§ **PROBLEM REQUIREMENTS**: Extract, in full, the lines below, beginning at the first and ending with the line that contains "var chart = echarts.init(document.getElementById('chart'))". Pictures do not belong in the copy.

§ **INPUT ROWS**:
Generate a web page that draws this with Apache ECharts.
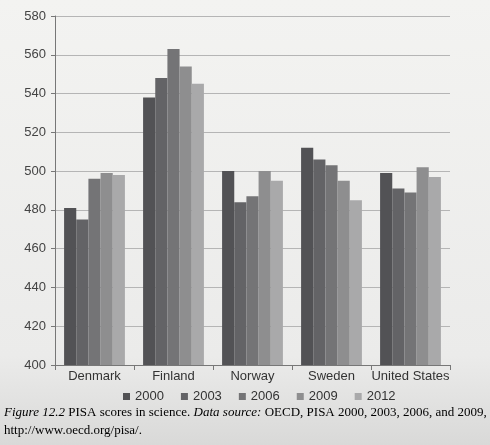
<!DOCTYPE html>
<html>
<head>
<meta charset="utf-8">
<script src="https://cdn.jsdelivr.net/npm/echarts@6/dist/echarts.min.js"></script>
<style>
  html, body { margin: 0; padding: 0; }
  #chart { width: 490px; height: 445px; }
</style>
</head>
<body>
<div id="chart"></div>
<script>
// PISA science scores
const countries = ['Denmark', 'Finland', 'Norway', 'Sweden', 'United States']
const years = ['2000', '2003', '2006', '2009', '2012']
const s2000 = [481, 538, 500, 512, 499]
const s2003 = [475, 548, 484, 506, 491]
const s2006 = [496, 563, 487, 503, 489]
const s2009 = [499, 554, 500, 495, 502]
const s2012 = [498, 545, 495, 485, 497]
const yTicks = [400, 420, 440, 460, 480, 500, 520, 540, 560, 580]

const seriesData = [s2000, s2003, s2006, s2009, s2012]
const shades = ['#525255', '#636366', '#747476', '#8e8e8f', '#a9a9aa']

var chart = echarts.init(document.getElementById('chart'))

chart.setOption({
  backgroundColor: {
    type: 'linear', x: 0, y: 0, x2: 0, y2: 1,
    colorStops: [
      { offset: 0, color: '#f3f3f1' },
      { offset: 0.8, color: '#ebebea' },
      { offset: 1, color: '#d9d9d8' }
    ]
  },
  animation: false,
  textStyle: { fontFamily: 'Liberation Sans' },
  grid: { left: 55, right: 40, top: 16, bottom: 80 },
  legend: {
    data: years,
    bottom: 37,
    left: 118,
    icon: 'rect',
    itemWidth: 7,
    itemHeight: 7,
    itemGap: 17,
    textStyle: { fontSize: 13, color: '#333' }
  },
  xAxis: {
    type: 'category',
    data: countries,
    axisLine: { lineStyle: { color: '#777' } },
    axisTick: { show: true, alignWithLabel: false, lineStyle: { color: '#777' } },
    axisLabel: { color: '#333', fontSize: 13, margin: 5, interval: 0 }
  },
  yAxis: {
    type: 'value',
    min: yTicks[0],
    max: yTicks[yTicks.length - 1],
    interval: 20,
    axisLine: { show: true, lineStyle: { color: '#777' } },
    axisTick: { show: true, length: 4, lineStyle: { color: '#777' } },
    axisLabel: { color: '#444', fontSize: 13, margin: 9 },
    splitLine: { lineStyle: { color: '#b5b5b5' } }
  },
  series: years.map((y, i) => ({
    name: y,
    type: 'bar',
    data: seriesData[i],
    barGap: '0%',
    barCategoryGap: '23%',
    itemStyle: { color: shades[i] }
  })),
  graphic: [
    {
      type: 'text',
      left: 4,
      top: 404,
      style: {
        text: '{i|Figure 12.2} {r|PISA scores in science.} {i|Data source:} {r|OECD, PISA 2000, 2003, 2006, and 2009,}\n{r|http://www.oecd.org/pisa/.}',
        lineHeight: 18,
        rich: {
          i: { fontFamily: 'Liberation Serif', fontStyle: 'italic', fontSize: 13, color: '#333', lineHeight: 18 },
          r: { fontFamily: 'Liberation Serif', fontSize: 13, color: '#333', lineHeight: 18 }
        }
      }
    }
  ]
})
</script>
</body>
</html>
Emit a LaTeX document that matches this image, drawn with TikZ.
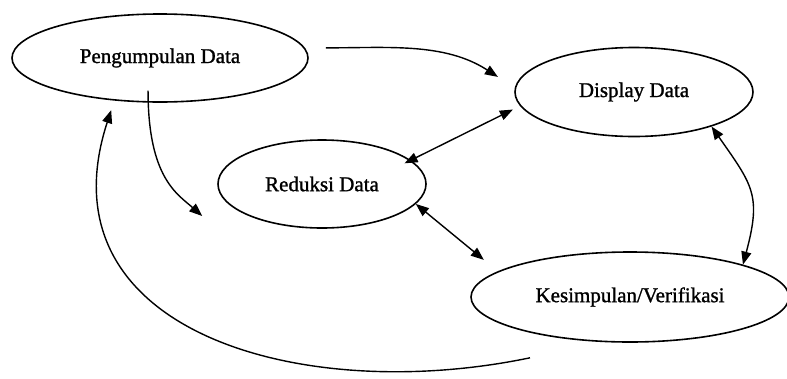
\documentclass[tikz,border=0pt]{standalone}
\usepackage{fontspec}
\setmainfont{Liberation Serif}
\newfontfamily\stagefont{Liberation Serif}[FakeBold=1.2]
\usetikzlibrary{arrows.meta}
\usetikzlibrary{shapes.geometric}
\usetikzlibrary{positioning}
\tikzset{stage/.style={draw, ellipse, line width=1.6pt, inner sep=0pt,
  font=\stagefont\fontsize{21}{24}\selectfont}}
\tikzset{flow/.style={line width=1.4pt, >={Triangle[length=13pt,width=10pt]}}}

\begin{document}
\begin{tikzpicture}[x=1pt, y=-1pt]
  \useasboundingbox (0,0) rectangle (787,378);

  \node [stage, minimum width=296pt, minimum height=88pt] (pengumpulan) at (160, 58) {Pengumpulan Data};
  \node [stage, minimum width=238pt, minimum height=89pt] (display) at (634, 92) {Display Data};
  \node [stage, minimum width=208pt, minimum height=88pt] (reduksi) at (322, 184) {Reduksi Data};
  \node [stage, minimum width=318pt, minimum height=90pt] (kesimpulan) at (630, 297) {Kesimpulan/Verifikasi};

  \coordinate [below left=32pt and 15pt of reduksi.west] (reduksi-in);
  \coordinate [below left=15pt and 100pt of kesimpulan.south] (kesimpulan-out);

  \draw [flow, ->, shorten <=21pt, shorten >=20pt] (pengumpulan.4) to[out=0, in=147] (display.178);
  \draw [flow, ->, shorten <=-12pt] (pengumpulan.255) .. controls +(0,75) and +(-25,-22) .. (reduksi-in);
  \draw [flow, <->, shorten <=-7pt, shorten >=8pt] (reduksi.15) -- (display.187);
  \draw [flow, <->, shorten >=18pt] (reduksi.-12) -- (kesimpulan.169);
  \draw [flow, <->] (display.-24) to[out=-55, in=75, looseness=1.3] (kesimpulan.16);
  \draw [flow, ->, shorten >=10pt] (kesimpulan-out) .. controls +(-230,48) and +(-75,230) .. (pengumpulan.223);
\end{tikzpicture}
\end{document}
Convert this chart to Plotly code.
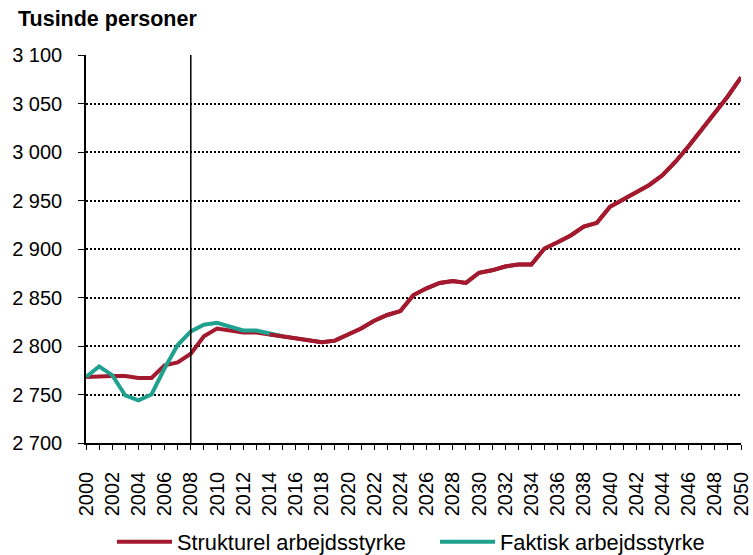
import plotly.graph_objects as go

years = list(range(2000, 2051))
strukturel = [2768, 2769, 2769, 2769, 2767, 2767, 2780, 2783, 2792, 2810,
              2818, 2816, 2814, 2814, 2812, 2810, 2808, 2806, 2804, 2805.5,
              2812, 2818, 2826, 2832, 2836, 2852.5, 2859.5, 2865, 2867, 2865,
              2875.5, 2878, 2882, 2884, 2884, 2900.5, 2907, 2914, 2923, 2927,
              2943.5, 2951, 2959, 2966, 2976, 2990, 3006, 3023, 3039, 3057.5,
              3077]
faktisk_years = list(range(2000, 2016))
faktisk = [2768, 2779, 2770, 2749, 2744, 2750, 2777, 2801, 2815, 2822,
           2824, 2820, 2816, 2816, 2813, 2810]

y_ticks = [2700, 2750, 2800, 2850, 2900, 2950, 3000, 3050, 3100]
y_labels = ["2 700", "2 750", "2 800", "2 850", "2 900", "2 950", "3 000", "3 050", "3 100"]
x_labels = [str(y) if y % 2 == 0 else "" for y in years]

RED = "#A31A2E"
TEAL = "#1FA190"
FONT = "Liberation Sans, Arial, sans-serif"

fig = go.Figure()
fig.add_trace(go.Scatter(x=years, y=strukturel, mode="lines", name="Strukturel arbejdsstyrke",
                         line=dict(color=RED, width=4)))
fig.add_trace(go.Scatter(x=faktisk_years, y=faktisk, mode="lines", name="Faktisk arbejdsstyrke",
                         line=dict(color=TEAL, width=4)))
# redraw structural on top where they overlap
fig.add_trace(go.Scatter(x=years[14:], y=strukturel[14:], mode="lines", showlegend=False,
                         line=dict(color=RED, width=4), hoverinfo="skip"))

fig.add_shape(type="line", x0=2008, x1=2008, xref="x", yref="paper", y0=0, y1=1,
              line=dict(color="black", width=1.5))

fig.update_layout(
    width=753, height=555,
    margin=dict(l=86, r=12, t=55, b=112, autoexpand=False),
    plot_bgcolor="white", paper_bgcolor="white",
    font=dict(family=FONT, size=20, color="black"),
    title=dict(text="<b>Tusinde personer</b>", x=18/753, xanchor="left",
               y=1-18/555, yanchor="middle", font=dict(size=21.5, family=FONT)),
    showlegend=True,
    legend=dict(orientation="h", xref="container", x=112/753, xanchor="left",
                yref="container", y=1-542/555, yanchor="middle",
                entrywidth=253, entrywidthmode="pixels", bgcolor="rgba(0,0,0,0)",
                font=dict(size=21.8), itemwidth=55, traceorder="normal"),
)
fig.update_xaxes(range=[2000, 2050], tickmode="array", tickvals=years, ticktext=x_labels,
                 tickangle=-90, ticks="outside", ticklen=5, tickwidth=1, tickcolor="black",
                 showline=True, linecolor="black", linewidth=1.5, showgrid=False,
                 zeroline=False, tickfont=dict(size=20), automargin=False,
                 ticklabelstandoff=14)
fig.update_yaxes(range=[2700, 3100], tickmode="array", tickvals=y_ticks, ticktext=y_labels,
                 ticks="outside", ticklen=6, tickwidth=1, tickcolor="black",
                 showline=True, linecolor="black", linewidth=1.5,
                 showgrid=True, gridcolor="black", gridwidth=1.5, griddash="2px,2px",
                 zeroline=False, tickfont=dict(size=20), automargin=False,
                 ticklabelstandoff=12)

fig.write_html("out.html", config={"displayModeBar": False},
               post_script="document.body.style.margin='0';document.body.style.padding='0';")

§ **SOLUTION TO THE PROBLEM**:
Generate a web page that draws this with Apache ECharts.
<!DOCTYPE html>
<html>
<head>
<meta charset="utf-8">
<script src="https://cdn.jsdelivr.net/npm/echarts@6/dist/echarts.min.js"></script>
<style>
  html, body { margin: 0; padding: 0; }
  #chart { width: 490px; height: 445px; }
</style>
</head>
<body>
<div id="chart"></div>
<script>
// PISA science scores
const countries = ['Denmark', 'Finland', 'Norway', 'Sweden', 'United States']
const years = ['2000', '2003', '2006', '2009', '2012']
const s2000 = [481, 538, 500, 512, 499]
const s2003 = [475, 548, 484, 506, 491]
const s2006 = [496, 563, 487, 503, 489]
const s2009 = [499, 554, 500, 495, 502]
const s2012 = [498, 545, 495, 485, 497]
const yTicks = [400, 420, 440, 460, 480, 500, 520, 540, 560, 580]

const seriesData = [s2000, s2003, s2006, s2009, s2012]
const shades = ['#525255', '#636366', '#747476', '#8e8e8f', '#a9a9aa']

var chart = echarts.init(document.getElementById('chart'))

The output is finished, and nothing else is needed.